▶ _DATA FOR PROCESSING_
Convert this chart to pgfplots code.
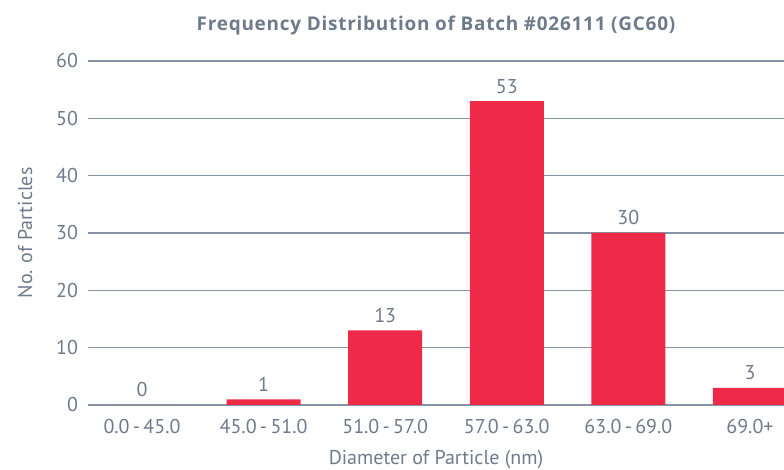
\documentclass[border=0pt]{standalone}
\usepackage{pgfplots}
\pgfplotsset{compat=1.18}
\usepackage{fontspec}
\setmainfont{PT Sans}
\newfontfamily\titlefont[LetterSpace=4]{Open Sans}
\definecolor{txt}{HTML}{6E7B8B}
\definecolor{grd}{HTML}{8794A3}
\definecolor{barred}{HTML}{EE2A48}
\begin{document}
\begin{tikzpicture}[x=0.75pt,y=0.75pt]
\begin{axis}[
  at={(66pt,48.75pt)}, anchor=south west,
  scale only axis, width=522pt, height=258pt,
  /pgf/number format/assume math mode=true,
  ybar, bar width=55.5pt,
  ymin=0, ymax=60, ytick={0,10,...,60},
  xmin=-0.444, xmax=5.28,
  xtick={0,1,2,3,4,5},
  xticklabels={0.0\,-\,45.0, 45.0\,-\,51.0, 51.0\,-\,57.0, 57.0\,-\,63.0, 63.0\,-\,69.0, 69.0+},
  axis line style={draw=none},
  major tick length=0pt,
  ymajorgrids, grid style={draw=grd, line width=0.8pt},
  ticklabel style={font=\fontsize{15}{18}\selectfont, text=txt},
  yticklabel style={anchor=east, xshift=-4pt},
  xticklabel style={anchor=base, yshift=-21.75pt},
  title={Frequency Distribution of Batch \#026111 (GC60)},
  title style={at={(axis description cs:0.5,1)}, anchor=base, yshift=16.5pt, font=\titlefont\bfseries\fontsize{14.2}{17}\selectfont, text=txt},
  xlabel={Diameter of Particle (nm)},
  xlabel style={at={(axis description cs:0.5,0)}, anchor=base, yshift=-45pt, font=\fontsize{15}{18}\selectfont, text=txt},
  ylabel={No. of Particles},
  ylabel style={at={(axis description cs:-0.0905,0.5)}, anchor=center, font=\fontsize{15}{18}\selectfont, text=txt},
  nodes near coords,
  nodes near coords style={anchor=base, yshift=6pt, font=\fontsize{15}{18}\selectfont, text=txt},
]
\addplot[fill=barred, draw=none] coordinates {(0,0) (1,1) (2,13) (3,53) (4,30) (5,3)};
\end{axis}
\pgfresetboundingbox
\useasboundingbox (0,0) rectangle (784,470);
\end{tikzpicture}
\end{document}
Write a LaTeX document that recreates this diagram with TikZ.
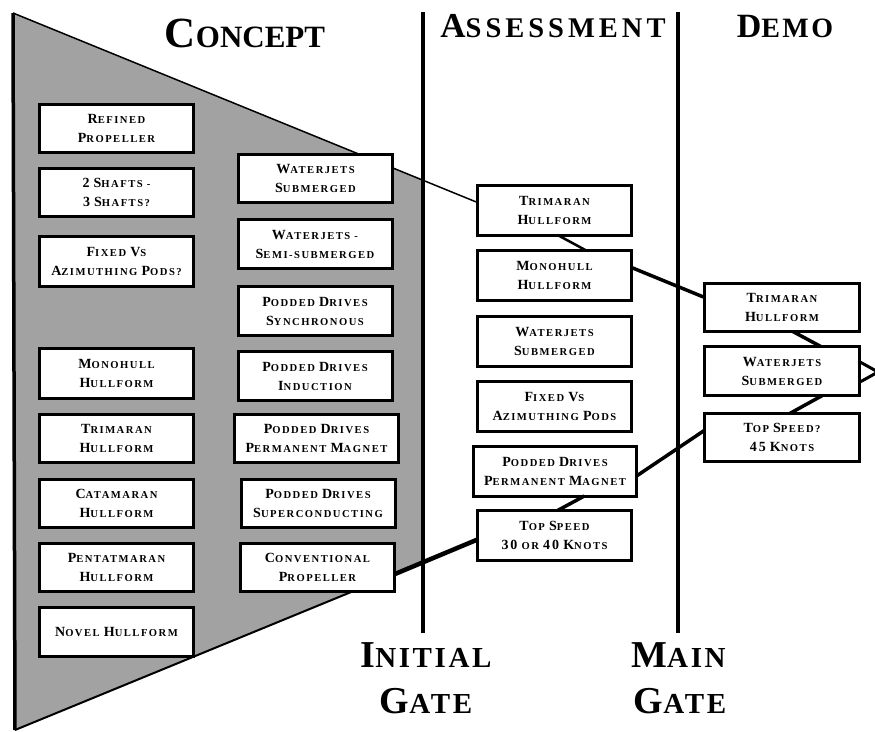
\documentclass[tikz,border=0pt]{standalone}
\usepackage{fontspec}
\setmainfont{Liberation Serif}
\newfontfamily\boxfam{Liberation Serif}[LetterSpace=14]
\newfontfamily\headfam{Liberation Serif}[LetterSpace=9]
\newfontfamily\wideheadfam{Liberation Serif}[LetterSpace=14]
\newfontfamily\plainfam{Liberation Serif}
\usetikzlibrary{calc}
\definecolor{funnelgray}{RGB}{162,162,162}

% fake small caps: the small size is the running size, \kp sets a capital
\newcommand\bxs{\boxfam\bfseries\fontsize{10.6}{19}\selectfont}
\newcommand\kp[1]{{\fontsize{14}{19}\selectfont #1}}
\newcommand\capsz[2]{{\fontsize{#1}{#1}\selectfont #2}}

\tikzset{
  box/.style={draw=black, line width=3pt, fill=white, minimum width=154pt,
    minimum height=48pt, inner sep=1pt, outer sep=0pt, align=center, font=\bxs},
  tallbox/.style={box, minimum height=50pt},
  gate/.style={line width=4.5pt},
  edge/.style={line width=2pt},
  thinlink/.style={line width=1.5pt},
  link/.style={line width=3.5pt},
  heavylink/.style={line width=4.5pt},
  head/.style={anchor=base, inner sep=0pt}
}

\begin{document}
\begin{tikzpicture}[x=1pt, y=-1pt]
\useasboundingbox (0,0) rectangle (875,731);

% funnel corners
\coordinate (ftop) at (13,13);
\coordinate (fhi) at (423,180);
\coordinate (flo) at (423,562);
\coordinate (fbot) at (15,730);
\coordinate (fcut) at (395,574);

% shaded funnel
\fill[funnelgray] (ftop) -- (fhi) -- (flo) -- (fbot) -- cycle;
\draw[line width=3.5pt] (ftop) -- (fbot);
\draw[edge] (fbot) -- (fcut);

% gates
\coordinate (g1t) at (423,12);
\coordinate (g1b) at (423,633);
\coordinate (g2t) at (678,12);
\coordinate (g2b) at (678,633);
\draw[gate] (g1t) -- (g1b);
\draw[gate] (g2t) -- (g2b);

% headings
\node[head] (hconcept) at (245,47) {\plainfam\bfseries\fontsize{31}{31}\selectfont\capsz{43}{C}ONCEPT};
\node[head] (hassess) at (553,37) {\wideheadfam\bfseries\fontsize{28.5}{28.5}\selectfont\capsz{35}{A}SSESSMENT};
\node[head] (hdemo) at (785,37) {\headfam\bfseries\fontsize{28}{28}\selectfont\capsz{34}{D}EMO};
\node[head] (hinit) at (426,667) {\headfam\bfseries\fontsize{29}{29}\selectfont\capsz{38}{I}NITIAL};
\node[head] (hinitg) at (426,713) {\headfam\bfseries\fontsize{29}{29}\selectfont\capsz{38}{G}ATE};
\node[head] (hmain) at (678.5,667) {\headfam\bfseries\fontsize{29}{29}\selectfont\capsz{38}{M}AIN};
\node[head] (hmaing) at (680,713) {\headfam\bfseries\fontsize{29}{29}\selectfont\capsz{38}{G}ATE};

% assessment boxes (placed first so the funnel edge can end on them)
\node[tallbox] (A1) at (554.5,210) {\kp{T}RIMARAN\\\kp{H}ULLFORM};
\node[tallbox] (A2) at (554.5,275) {\kp{M}ONOHULL\\\kp{H}ULLFORM};
\node[tallbox] (A3) at (554.5,341.5) {\kp{W}ATERJETS\\\kp{S}UBMERGED};
\node[tallbox] (A4) at (554.5,406.5) {\kp{F}IXED \kp{V}S\\\kp{A}ZIMUTHING \kp{P}ODS};
\node[tallbox, minimum width=163pt] (A5) at (555,471) {\kp{P}ODDED \kp{D}RIVES\\\kp{P}ERMANENT \kp{M}AGNET};
\node[tallbox] (A6) at (554.5,535.5) {\kp{T}OP \kp{S}PEED\\\kp{30} OR \kp{40} \kp{K}NOTS};

% upper funnel edge, running on to the assessment stage
\draw[thinlink] (ftop) -- ($(A1.north west)!0.35!(A1.south west)$);

% concept boxes, left column
\node[box] (L1) at (116.5,128) {\kp{R}EFINED\\\kp{P}ROPELLER};
\node[box] (L2) at (116.5,192) {\kp{2} \kp{S}HAFTS -\\\kp{3} \kp{S}HAFTS?};
\node[box, minimum height=50pt] (L3) at (116.5,261.5) {\kp{F}IXED \kp{V}S\\\kp{A}ZIMUTHING \kp{P}ODS?};
\node[box, minimum height=50pt] (L4) at (116.5,373.5) {\kp{M}ONOHULL\\\kp{H}ULLFORM};
\node[box] (L5) at (116.5,438) {\kp{T}RIMARAN\\\kp{H}ULLFORM};
\node[box] (L6) at (116.5,503) {\kp{C}ATAMARAN\\\kp{H}ULLFORM};
\node[box] (L7) at (116.5,567.5) {\kp{P}ENTATMARAN\\\kp{H}ULLFORM};
\node[box, minimum height=49pt] (L8) at (116.5,632) {\kp{N}OVEL \kp{H}ULLFORM};

% concept boxes, right column
\node[box] (R1) at (315.5,178) {\kp{W}ATERJETS\\\kp{S}UBMERGED};
\node[box, minimum height=49pt] (R2) at (315,244) {\kp{W}ATERJETS -\\\kp{S}EMI-SUBMERGED};
\node[box, minimum height=49pt] (R3) at (315,311) {\kp{P}ODDED \kp{D}RIVES\\\kp{S}YNCHRONOUS};
\node[box, minimum height=49pt] (R4) at (315,376) {\kp{P}ODDED \kp{D}RIVES\\\kp{I}NDUCTION};
\node[box, minimum width=164pt] (R5) at (316.5,438) {\kp{P}ODDED \kp{D}RIVES\\\kp{P}ERMANENT \kp{M}AGNET};
\node[box] (R6) at (318,503) {\kp{P}ODDED \kp{D}RIVES\\\kp{S}UPERCONDUCTING};
\node[box] (R7) at (317.5,567) {\kp{C}ONVENTIONAL\\\kp{P}ROPELLER};

% demo boxes
\node[box, minimum width=155pt] (D1) at (782,307.5) {\kp{T}RIMARAN\\\kp{H}ULLFORM};
\node[box, minimum width=155pt, minimum height=49pt] (D2) at (782,371) {\kp{W}ATERJETS\\\kp{S}UBMERGED};
\node[box, minimum width=155pt] (D3) at (782,437.5) {\kp{T}OP \kp{S}PEED?\\\kp{45} \kp{K}NOTS};

% narrowing chain of selected options
\coordinate (apex) at (878,372);
\draw[link, line width=2.5pt] ($(A1.south west)!0.52!(A1.south east)$) -- ($(A2.north west)!0.70!(A2.north east)$);
\draw[link] ($(A2.north east)!0.35!(A2.south east)$) -- ($(D1.north west)!0.29!(D1.south west)$);
\draw[link] ($(D1.south west)!0.57!(D1.south east)$) -- ($(D2.north west)!0.75!(D2.north east)$);
\draw[link, line width=3pt] ($(D2.north east)!0.31!(D2.south east)$) -- (apex);
\draw[link, line width=3pt] ($(D2.north east)!0.73!(D2.south east)$) -- (apex);
\draw[link] ($(D2.south west)!0.76!(D2.south east)$) -- ($(D3.north west)!0.55!(D3.north east)$);
\draw[link] ($(D3.north west)!0.35!(D3.south west)$) -- ($(A5.north east)!0.6!(A5.south east)$);
\draw[link] ($(A5.south west)!0.68!(A5.south east)$) -- ($(A6.north west)!0.52!(A6.north east)$);
\draw[heavylink] (fcut) -- ($(A6.north west)!0.58!(A6.south west)$);
\end{tikzpicture}
\end{document}
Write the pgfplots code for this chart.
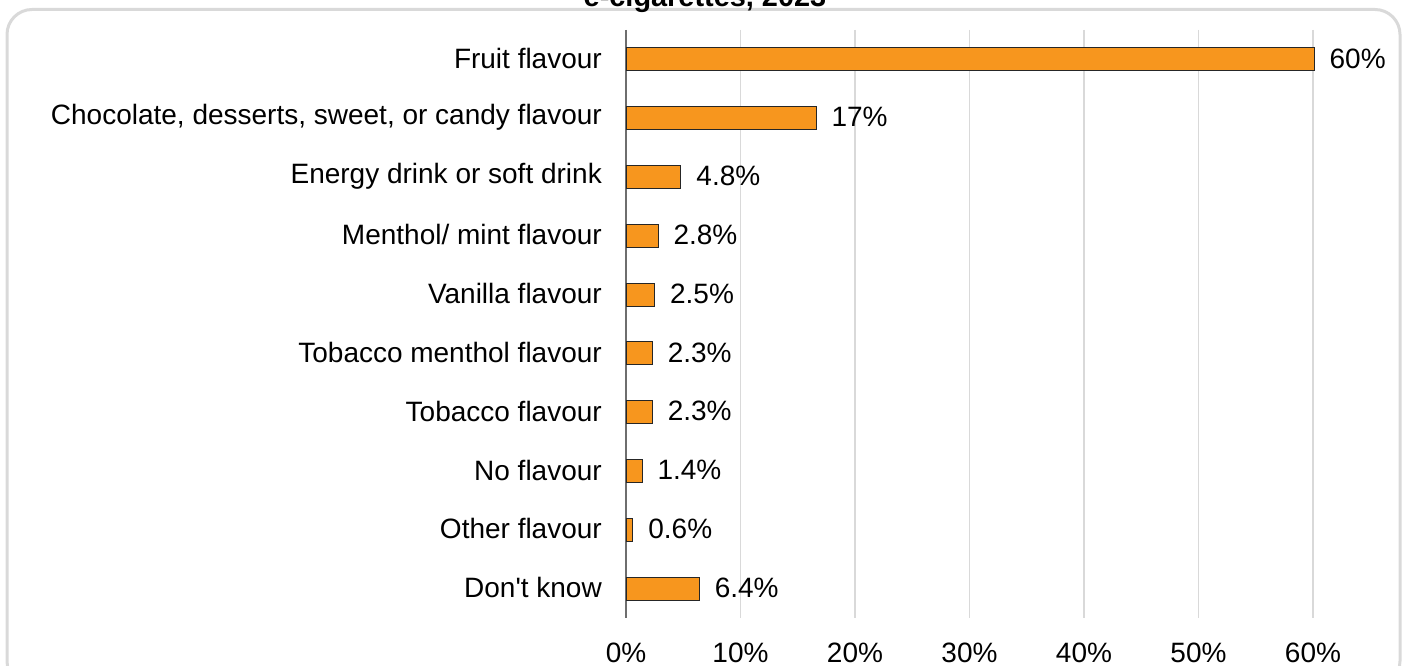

▶ _GIVEN PROBLEM_
Filter lines by "chart" and return each hit.

▶ _WRITTEN SOLUTION_
Convert this chart to pgfplots code.
Write the pgfplots code for this chart.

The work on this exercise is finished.